→ **Source data**
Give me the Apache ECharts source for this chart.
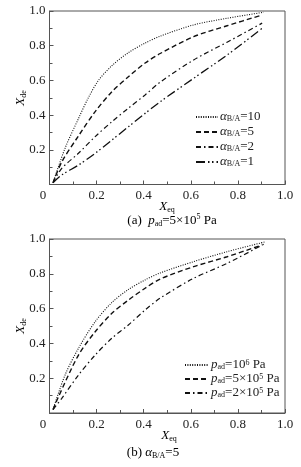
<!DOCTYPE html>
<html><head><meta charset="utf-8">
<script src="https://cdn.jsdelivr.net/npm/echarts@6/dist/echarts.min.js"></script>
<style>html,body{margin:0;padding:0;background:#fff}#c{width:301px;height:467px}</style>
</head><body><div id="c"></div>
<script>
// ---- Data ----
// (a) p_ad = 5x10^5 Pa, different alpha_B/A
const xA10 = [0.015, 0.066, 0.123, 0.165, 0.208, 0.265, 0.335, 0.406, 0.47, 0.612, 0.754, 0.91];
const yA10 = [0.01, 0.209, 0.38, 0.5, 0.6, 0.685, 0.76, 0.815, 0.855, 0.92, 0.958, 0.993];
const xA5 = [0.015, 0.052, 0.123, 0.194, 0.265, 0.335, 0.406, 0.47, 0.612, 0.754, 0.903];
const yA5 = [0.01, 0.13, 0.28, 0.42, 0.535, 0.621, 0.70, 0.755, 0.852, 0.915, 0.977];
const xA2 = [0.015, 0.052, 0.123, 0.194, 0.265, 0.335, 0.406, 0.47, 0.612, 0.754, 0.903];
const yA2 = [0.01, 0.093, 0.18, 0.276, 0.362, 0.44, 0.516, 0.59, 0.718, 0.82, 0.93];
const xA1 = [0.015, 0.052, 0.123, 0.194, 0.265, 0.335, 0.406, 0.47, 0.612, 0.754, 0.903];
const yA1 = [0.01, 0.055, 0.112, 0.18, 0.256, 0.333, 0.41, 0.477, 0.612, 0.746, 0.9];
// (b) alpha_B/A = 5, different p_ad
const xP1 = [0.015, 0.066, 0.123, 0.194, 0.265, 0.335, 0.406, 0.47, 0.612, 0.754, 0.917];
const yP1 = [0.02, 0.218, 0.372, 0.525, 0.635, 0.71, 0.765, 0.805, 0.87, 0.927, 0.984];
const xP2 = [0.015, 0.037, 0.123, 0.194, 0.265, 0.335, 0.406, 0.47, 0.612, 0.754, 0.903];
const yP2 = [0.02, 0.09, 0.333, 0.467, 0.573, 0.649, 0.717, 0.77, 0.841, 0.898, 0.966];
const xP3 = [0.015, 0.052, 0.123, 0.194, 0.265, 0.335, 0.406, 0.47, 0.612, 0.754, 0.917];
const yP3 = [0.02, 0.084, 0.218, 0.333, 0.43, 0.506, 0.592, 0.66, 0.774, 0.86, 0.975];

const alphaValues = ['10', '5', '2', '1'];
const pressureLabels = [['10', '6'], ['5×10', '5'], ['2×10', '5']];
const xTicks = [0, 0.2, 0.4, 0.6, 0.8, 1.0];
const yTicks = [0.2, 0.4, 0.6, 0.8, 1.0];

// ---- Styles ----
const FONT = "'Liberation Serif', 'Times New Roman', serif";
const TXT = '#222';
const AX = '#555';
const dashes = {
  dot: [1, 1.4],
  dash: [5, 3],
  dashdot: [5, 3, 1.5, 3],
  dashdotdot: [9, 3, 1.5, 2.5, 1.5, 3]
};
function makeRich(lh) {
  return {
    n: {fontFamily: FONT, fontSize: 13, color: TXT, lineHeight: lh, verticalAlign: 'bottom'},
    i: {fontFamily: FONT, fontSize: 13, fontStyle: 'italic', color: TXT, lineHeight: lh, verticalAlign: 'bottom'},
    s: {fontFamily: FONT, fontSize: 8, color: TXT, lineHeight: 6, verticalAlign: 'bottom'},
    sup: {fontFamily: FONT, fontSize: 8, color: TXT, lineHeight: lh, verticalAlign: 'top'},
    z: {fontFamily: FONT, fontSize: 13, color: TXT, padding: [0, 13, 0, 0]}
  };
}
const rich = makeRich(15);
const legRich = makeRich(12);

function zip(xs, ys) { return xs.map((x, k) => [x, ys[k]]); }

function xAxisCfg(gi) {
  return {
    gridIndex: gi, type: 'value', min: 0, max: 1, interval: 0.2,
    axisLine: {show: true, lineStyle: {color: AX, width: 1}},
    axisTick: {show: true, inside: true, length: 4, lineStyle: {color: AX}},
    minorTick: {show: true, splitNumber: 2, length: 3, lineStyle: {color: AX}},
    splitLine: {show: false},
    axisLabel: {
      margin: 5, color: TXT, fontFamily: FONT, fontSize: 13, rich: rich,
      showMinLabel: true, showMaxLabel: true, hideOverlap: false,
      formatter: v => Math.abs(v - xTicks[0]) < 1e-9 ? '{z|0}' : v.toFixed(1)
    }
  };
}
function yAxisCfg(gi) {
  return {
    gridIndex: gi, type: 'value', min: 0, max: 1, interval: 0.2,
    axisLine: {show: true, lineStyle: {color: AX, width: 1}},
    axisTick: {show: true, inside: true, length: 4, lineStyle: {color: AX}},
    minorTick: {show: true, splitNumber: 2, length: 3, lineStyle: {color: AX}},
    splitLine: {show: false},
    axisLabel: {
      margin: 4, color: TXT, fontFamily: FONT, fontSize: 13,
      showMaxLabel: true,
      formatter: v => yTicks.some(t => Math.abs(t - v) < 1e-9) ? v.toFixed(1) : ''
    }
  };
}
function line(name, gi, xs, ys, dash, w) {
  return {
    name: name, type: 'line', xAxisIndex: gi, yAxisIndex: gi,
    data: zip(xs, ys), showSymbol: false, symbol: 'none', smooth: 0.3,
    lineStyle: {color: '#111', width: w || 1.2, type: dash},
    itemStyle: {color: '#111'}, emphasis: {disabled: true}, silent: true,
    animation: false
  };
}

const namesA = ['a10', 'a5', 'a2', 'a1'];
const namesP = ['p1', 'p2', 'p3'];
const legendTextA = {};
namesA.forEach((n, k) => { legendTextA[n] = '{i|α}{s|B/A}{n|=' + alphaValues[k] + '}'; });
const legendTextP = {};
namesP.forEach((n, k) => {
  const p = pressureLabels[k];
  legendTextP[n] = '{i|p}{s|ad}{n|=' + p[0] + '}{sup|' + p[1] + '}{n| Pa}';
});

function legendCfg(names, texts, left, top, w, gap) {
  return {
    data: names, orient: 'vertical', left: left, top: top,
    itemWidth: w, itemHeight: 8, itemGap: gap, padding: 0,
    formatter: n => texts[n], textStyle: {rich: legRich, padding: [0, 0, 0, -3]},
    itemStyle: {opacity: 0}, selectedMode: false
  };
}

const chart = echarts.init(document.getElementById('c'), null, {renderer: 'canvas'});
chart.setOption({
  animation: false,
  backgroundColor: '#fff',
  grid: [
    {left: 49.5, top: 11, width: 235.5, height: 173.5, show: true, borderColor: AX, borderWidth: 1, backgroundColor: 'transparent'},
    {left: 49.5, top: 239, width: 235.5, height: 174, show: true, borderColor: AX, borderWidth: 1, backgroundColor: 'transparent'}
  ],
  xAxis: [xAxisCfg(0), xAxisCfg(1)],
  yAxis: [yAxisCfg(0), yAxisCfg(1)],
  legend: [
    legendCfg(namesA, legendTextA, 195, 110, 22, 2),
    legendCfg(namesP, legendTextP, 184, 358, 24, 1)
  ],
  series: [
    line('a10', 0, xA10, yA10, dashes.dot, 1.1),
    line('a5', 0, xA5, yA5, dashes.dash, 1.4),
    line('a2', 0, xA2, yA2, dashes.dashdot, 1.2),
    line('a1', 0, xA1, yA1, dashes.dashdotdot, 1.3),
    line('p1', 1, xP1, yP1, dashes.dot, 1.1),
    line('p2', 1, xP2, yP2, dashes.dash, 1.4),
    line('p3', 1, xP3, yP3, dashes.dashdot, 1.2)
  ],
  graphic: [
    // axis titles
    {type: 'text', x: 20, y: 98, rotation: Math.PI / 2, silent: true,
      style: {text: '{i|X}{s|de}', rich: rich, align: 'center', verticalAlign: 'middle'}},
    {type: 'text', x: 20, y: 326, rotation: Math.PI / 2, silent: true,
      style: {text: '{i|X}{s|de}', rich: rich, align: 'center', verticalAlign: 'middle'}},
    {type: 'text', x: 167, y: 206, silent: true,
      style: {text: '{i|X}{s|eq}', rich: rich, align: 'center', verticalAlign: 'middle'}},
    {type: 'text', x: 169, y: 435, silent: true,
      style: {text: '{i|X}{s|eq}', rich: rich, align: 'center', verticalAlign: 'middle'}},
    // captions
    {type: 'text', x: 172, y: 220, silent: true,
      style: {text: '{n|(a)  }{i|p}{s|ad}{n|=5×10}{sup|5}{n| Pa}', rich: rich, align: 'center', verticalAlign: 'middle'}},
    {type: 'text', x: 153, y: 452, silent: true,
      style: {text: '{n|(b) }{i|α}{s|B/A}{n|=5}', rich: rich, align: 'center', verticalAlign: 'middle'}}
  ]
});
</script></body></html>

→ **Short task**
Repeat the listing above from its first line through the line that contains "const yTicks = [0.2, 0.4, 0.6, 0.8, 1.0];", both included, and nothing more. Drop the pictures.

→ **Solution to the problem**
Give me the Apache ECharts source for this chart.
<!DOCTYPE html>
<html><head><meta charset="utf-8">
<script src="https://cdn.jsdelivr.net/npm/echarts@6/dist/echarts.min.js"></script>
<style>html,body{margin:0;padding:0;background:#fff}#c{width:301px;height:467px}</style>
</head><body><div id="c"></div>
<script>
// ---- Data ----
// (a) p_ad = 5x10^5 Pa, different alpha_B/A
const xA10 = [0.015, 0.066, 0.123, 0.165, 0.208, 0.265, 0.335, 0.406, 0.47, 0.612, 0.754, 0.91];
const yA10 = [0.01, 0.209, 0.38, 0.5, 0.6, 0.685, 0.76, 0.815, 0.855, 0.92, 0.958, 0.993];
const xA5 = [0.015, 0.052, 0.123, 0.194, 0.265, 0.335, 0.406, 0.47, 0.612, 0.754, 0.903];
const yA5 = [0.01, 0.13, 0.28, 0.42, 0.535, 0.621, 0.70, 0.755, 0.852, 0.915, 0.977];
const xA2 = [0.015, 0.052, 0.123, 0.194, 0.265, 0.335, 0.406, 0.47, 0.612, 0.754, 0.903];
const yA2 = [0.01, 0.093, 0.18, 0.276, 0.362, 0.44, 0.516, 0.59, 0.718, 0.82, 0.93];
const xA1 = [0.015, 0.052, 0.123, 0.194, 0.265, 0.335, 0.406, 0.47, 0.612, 0.754, 0.903];
const yA1 = [0.01, 0.055, 0.112, 0.18, 0.256, 0.333, 0.41, 0.477, 0.612, 0.746, 0.9];
// (b) alpha_B/A = 5, different p_ad
const xP1 = [0.015, 0.066, 0.123, 0.194, 0.265, 0.335, 0.406, 0.47, 0.612, 0.754, 0.917];
const yP1 = [0.02, 0.218, 0.372, 0.525, 0.635, 0.71, 0.765, 0.805, 0.87, 0.927, 0.984];
const xP2 = [0.015, 0.037, 0.123, 0.194, 0.265, 0.335, 0.406, 0.47, 0.612, 0.754, 0.903];
const yP2 = [0.02, 0.09, 0.333, 0.467, 0.573, 0.649, 0.717, 0.77, 0.841, 0.898, 0.966];
const xP3 = [0.015, 0.052, 0.123, 0.194, 0.265, 0.335, 0.406, 0.47, 0.612, 0.754, 0.917];
const yP3 = [0.02, 0.084, 0.218, 0.333, 0.43, 0.506, 0.592, 0.66, 0.774, 0.86, 0.975];

const alphaValues = ['10', '5', '2', '1'];
const pressureLabels = [['10', '6'], ['5×10', '5'], ['2×10', '5']];
const xTicks = [0, 0.2, 0.4, 0.6, 0.8, 1.0];
const yTicks = [0.2, 0.4, 0.6, 0.8, 1.0];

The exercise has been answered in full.